Leading the lawsuit was the 1,000-acre Powell Gardens, a botanical garden community four miles from Valley Oaks, in partnership with a variety of anti-agricultural groups and a deep arsenal of misinformation. Statements from opposition claimed they were certainly pro-farming, just “not here.” Signs posted read “No to Valley Oaks – Farms not Factories.”

After over $1 million in legal fees in one year the burden was too much. “It’s crippling,” says Huddleston. “How do you work that into your P&L?

“It was taxing, not just from a financial standpoint, but we feel like we’re shouldering the entire burden for the whole state of Missouri and beyond.”

While some Missouri ag advocacy groups are speaking out on behalf of the folded company, it’s “too little, too late,” Huddleston says. Even the recently passed Senate bill 391, nicknamed “the Valley Oaks bill” and written with the intent to bolster ag operations, is too watered down to have any effect he says. “Our governor of Missouri is a cattle producer himself, and we’re not even seeing any action or recourse from him.”

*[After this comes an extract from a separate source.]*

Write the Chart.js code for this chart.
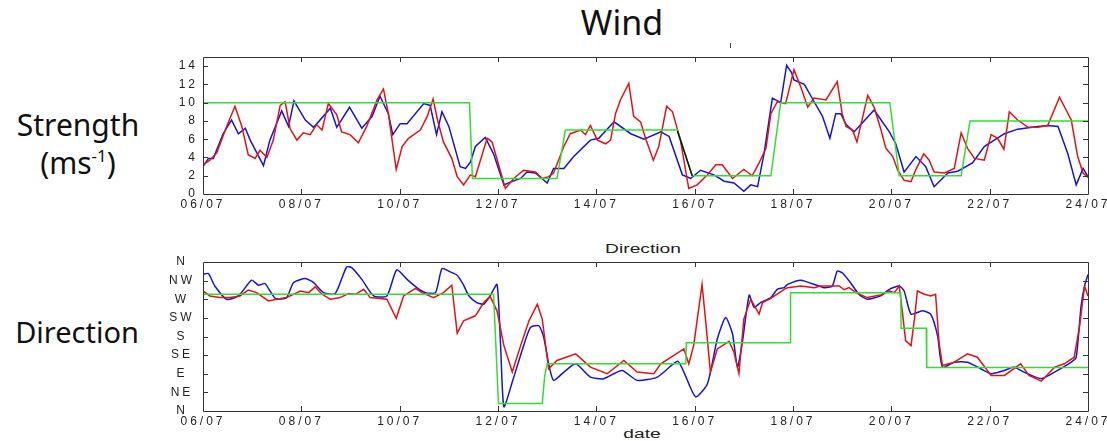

Beyond a one-business closure, Craig Curry of Protect the Harvest feels there is something deeper – and darker – going on.

Protect the Harvest is an Indiana-based think tank with the mission of uniting animal producers and exposing the untruths behind activists. He says the weight of the doors closing at Valley Oaks is heavy. “They spent the money to do what everybody says they want for animal welfare – and it still wasn’t enough?” questions Curry. “This is dirty, I’m telling you, it’s dirty.”

Curry is studying what he calls forensic data about the situation, seeking answers. Who are the donors to Powell Gardens? What non-profit groups are at the table? Who is writing and enforcing the regulations? Why are some groups sitting silent?

“The fastest growing law in the country is animal law, and it is not on the producers’ side,” says Curry. “Critical thinking is gone, people do not understand reality anymore. We are easy targets.”

He says the paradox is alarming. “Over-regulations are pushing the little guy out of business, and the only ones who can afford to stay in business are the big corporations, which is what everyone who is pushing the little guy out says they are against. There is no rationale left.”

Huddleston says it’s unfortunate what happened to his company, but the bigger concern is the precedent that has been set. “Their ‘win’ is going to give these organizations more fuel and fire. It’s just going to keep getting worse.”

While the stainless steel sits spotless at Valley Oaks, the activists scream “not in my backyard” and ag producers think, “I’m sure glad it wasn’t me,” the question looms, whose door will they be knocking at next?